Pero que muy bonito
Los espectáculos del grupo islandés Sigur Rós resultan impecables y sus canciones piezas casi litúrgicas
Todo es fantástico en Sigur Rós. Sus espectáculos resultan impecables, un despliegue de luces tenues y recursos escénicos bien bonitos, ¡sí señor! Sus canciones, complemento o argumento de este despliegue visual, son piezas casi litúrgicas que evocan, al parecer, los brutales paisajes, crudos y puros, de su Islandia natal. Un falsete angelical sobrevuela el conjunto, velado por un aura de misterio que escamotea los rostros de los miembros del grupo, acompañados en escena por una tropa de músicos que con metales y cuerdas recrean el barroco sonido de la banda sobre el escenario. Todo es fantástico. Especialmente en las primeras canciones, de títulos imposibles y por ello exóticos, atractivos y telúricos.
Sigur Rós
Sant Jordi Club
Barcelona, 16 de febrero
Bocas abiertas, sensibilidades acunadas por una música tan apacible como gélida, sin duda uno de los atractivos del grupo, y comunión total entre sala, intérpretes, luces y sonido.

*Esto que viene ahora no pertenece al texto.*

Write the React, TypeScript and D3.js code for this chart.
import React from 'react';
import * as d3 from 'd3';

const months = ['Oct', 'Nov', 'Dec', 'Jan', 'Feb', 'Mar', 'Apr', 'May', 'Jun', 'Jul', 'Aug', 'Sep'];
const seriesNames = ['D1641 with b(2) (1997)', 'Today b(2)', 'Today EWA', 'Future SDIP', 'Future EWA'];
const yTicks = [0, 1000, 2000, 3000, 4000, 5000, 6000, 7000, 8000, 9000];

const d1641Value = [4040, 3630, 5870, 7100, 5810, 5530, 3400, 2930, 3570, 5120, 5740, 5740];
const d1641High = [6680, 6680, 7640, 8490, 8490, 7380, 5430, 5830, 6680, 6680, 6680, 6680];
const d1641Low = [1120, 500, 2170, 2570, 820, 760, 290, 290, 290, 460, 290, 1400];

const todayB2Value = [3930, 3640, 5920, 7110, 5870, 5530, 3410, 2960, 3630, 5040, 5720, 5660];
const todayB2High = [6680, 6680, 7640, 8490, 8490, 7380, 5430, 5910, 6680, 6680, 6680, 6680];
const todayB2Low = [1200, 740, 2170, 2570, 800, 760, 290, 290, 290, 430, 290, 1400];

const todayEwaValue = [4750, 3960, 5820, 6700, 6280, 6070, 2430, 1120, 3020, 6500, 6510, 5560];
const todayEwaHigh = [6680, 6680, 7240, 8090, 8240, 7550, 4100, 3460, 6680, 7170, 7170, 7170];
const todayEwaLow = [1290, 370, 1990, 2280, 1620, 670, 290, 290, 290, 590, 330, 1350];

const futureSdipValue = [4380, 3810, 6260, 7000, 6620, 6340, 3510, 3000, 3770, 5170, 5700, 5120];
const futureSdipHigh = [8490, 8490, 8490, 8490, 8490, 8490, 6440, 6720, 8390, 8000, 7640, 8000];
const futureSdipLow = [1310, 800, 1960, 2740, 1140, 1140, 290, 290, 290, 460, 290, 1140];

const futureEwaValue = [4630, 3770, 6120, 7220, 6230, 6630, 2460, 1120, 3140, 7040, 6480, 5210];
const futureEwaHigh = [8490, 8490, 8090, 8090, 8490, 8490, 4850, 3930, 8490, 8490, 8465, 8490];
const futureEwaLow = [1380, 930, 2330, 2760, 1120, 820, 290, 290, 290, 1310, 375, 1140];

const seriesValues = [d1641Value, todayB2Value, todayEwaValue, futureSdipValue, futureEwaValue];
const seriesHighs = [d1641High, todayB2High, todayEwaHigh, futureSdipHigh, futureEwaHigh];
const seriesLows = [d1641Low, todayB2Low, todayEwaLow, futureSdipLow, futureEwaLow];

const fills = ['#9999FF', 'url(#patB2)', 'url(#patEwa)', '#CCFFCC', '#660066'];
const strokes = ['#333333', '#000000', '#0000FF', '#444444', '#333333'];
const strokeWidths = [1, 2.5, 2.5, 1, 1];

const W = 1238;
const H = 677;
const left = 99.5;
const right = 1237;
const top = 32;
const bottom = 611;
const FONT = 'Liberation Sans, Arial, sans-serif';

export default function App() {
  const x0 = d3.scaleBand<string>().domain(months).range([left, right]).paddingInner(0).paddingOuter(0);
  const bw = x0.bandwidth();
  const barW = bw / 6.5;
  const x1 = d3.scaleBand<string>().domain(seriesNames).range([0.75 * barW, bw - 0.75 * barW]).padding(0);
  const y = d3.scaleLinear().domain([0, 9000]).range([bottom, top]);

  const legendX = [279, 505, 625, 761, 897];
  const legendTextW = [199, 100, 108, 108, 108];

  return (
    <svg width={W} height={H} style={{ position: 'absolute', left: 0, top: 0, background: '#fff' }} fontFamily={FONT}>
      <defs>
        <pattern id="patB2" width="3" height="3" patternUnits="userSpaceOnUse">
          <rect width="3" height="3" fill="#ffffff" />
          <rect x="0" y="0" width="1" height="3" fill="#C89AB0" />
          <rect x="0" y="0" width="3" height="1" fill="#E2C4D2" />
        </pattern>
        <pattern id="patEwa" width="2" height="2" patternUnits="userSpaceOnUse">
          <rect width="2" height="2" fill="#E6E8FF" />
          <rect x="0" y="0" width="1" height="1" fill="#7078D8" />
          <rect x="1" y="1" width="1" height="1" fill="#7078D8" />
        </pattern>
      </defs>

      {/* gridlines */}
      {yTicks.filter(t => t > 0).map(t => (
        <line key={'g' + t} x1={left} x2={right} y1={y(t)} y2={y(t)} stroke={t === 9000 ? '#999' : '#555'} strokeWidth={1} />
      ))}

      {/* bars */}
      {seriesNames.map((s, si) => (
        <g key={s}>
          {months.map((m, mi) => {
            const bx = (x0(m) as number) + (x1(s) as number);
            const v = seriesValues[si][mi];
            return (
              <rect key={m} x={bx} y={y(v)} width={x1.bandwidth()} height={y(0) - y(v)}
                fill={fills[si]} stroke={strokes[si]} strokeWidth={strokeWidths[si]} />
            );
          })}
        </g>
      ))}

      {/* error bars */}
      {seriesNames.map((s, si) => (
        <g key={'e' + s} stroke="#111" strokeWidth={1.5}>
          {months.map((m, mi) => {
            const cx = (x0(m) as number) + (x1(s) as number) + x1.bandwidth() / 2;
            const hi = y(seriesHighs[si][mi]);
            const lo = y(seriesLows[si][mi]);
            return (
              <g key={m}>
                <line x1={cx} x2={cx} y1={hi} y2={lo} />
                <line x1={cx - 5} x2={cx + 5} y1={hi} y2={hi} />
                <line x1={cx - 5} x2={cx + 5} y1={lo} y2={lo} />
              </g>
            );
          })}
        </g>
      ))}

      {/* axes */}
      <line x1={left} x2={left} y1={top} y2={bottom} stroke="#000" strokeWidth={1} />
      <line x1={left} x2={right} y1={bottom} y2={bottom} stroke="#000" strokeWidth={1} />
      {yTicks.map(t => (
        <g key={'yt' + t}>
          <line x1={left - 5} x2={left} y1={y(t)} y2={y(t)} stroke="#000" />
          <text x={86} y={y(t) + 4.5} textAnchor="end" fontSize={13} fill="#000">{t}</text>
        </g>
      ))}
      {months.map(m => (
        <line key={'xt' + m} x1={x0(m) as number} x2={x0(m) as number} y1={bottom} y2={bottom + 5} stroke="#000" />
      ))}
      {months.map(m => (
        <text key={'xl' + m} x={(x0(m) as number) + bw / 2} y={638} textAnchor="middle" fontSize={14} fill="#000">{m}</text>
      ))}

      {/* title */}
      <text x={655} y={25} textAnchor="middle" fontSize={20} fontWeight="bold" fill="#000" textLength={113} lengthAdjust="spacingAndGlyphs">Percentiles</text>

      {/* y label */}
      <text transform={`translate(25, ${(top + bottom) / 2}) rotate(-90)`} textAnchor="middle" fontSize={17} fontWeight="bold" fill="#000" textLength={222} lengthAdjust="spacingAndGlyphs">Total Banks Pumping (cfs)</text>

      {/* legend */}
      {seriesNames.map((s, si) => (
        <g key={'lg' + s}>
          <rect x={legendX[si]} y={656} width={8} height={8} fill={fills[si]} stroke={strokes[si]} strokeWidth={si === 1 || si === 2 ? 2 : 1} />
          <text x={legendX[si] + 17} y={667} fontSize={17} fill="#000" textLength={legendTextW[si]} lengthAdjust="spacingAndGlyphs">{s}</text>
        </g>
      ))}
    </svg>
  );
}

¿Cuál es el problema que la banda islandesa volvió a evidenciar en Barcelona? Pues que esos recursos se repiten sin variación hasta el final, con lo que están vistos en la quinta pieza, la inicialmente bonita Saeglópur. Ese es el quid de Sigur Rós, que todo es inicialmente bonito hasta que se repara en que los temas solo son una idea breve, un acorde, una armonía, un fragmento melódico, que se repite hasta la saciedad rematado por el infalible recurso del crescendo. Y aquí la otra gran contradicción: la música del grupo tiene con el paisaje islandés —puro en sus formas y colores, variado por definición, diferente—, la misma vinculación que con el de Lanzarote, las Salinas de Formentera o la Pampa: la arbitrariedad. Pero, eso sí, superada la reiteración, todo en Sigur Rós es muy bonito. Solo.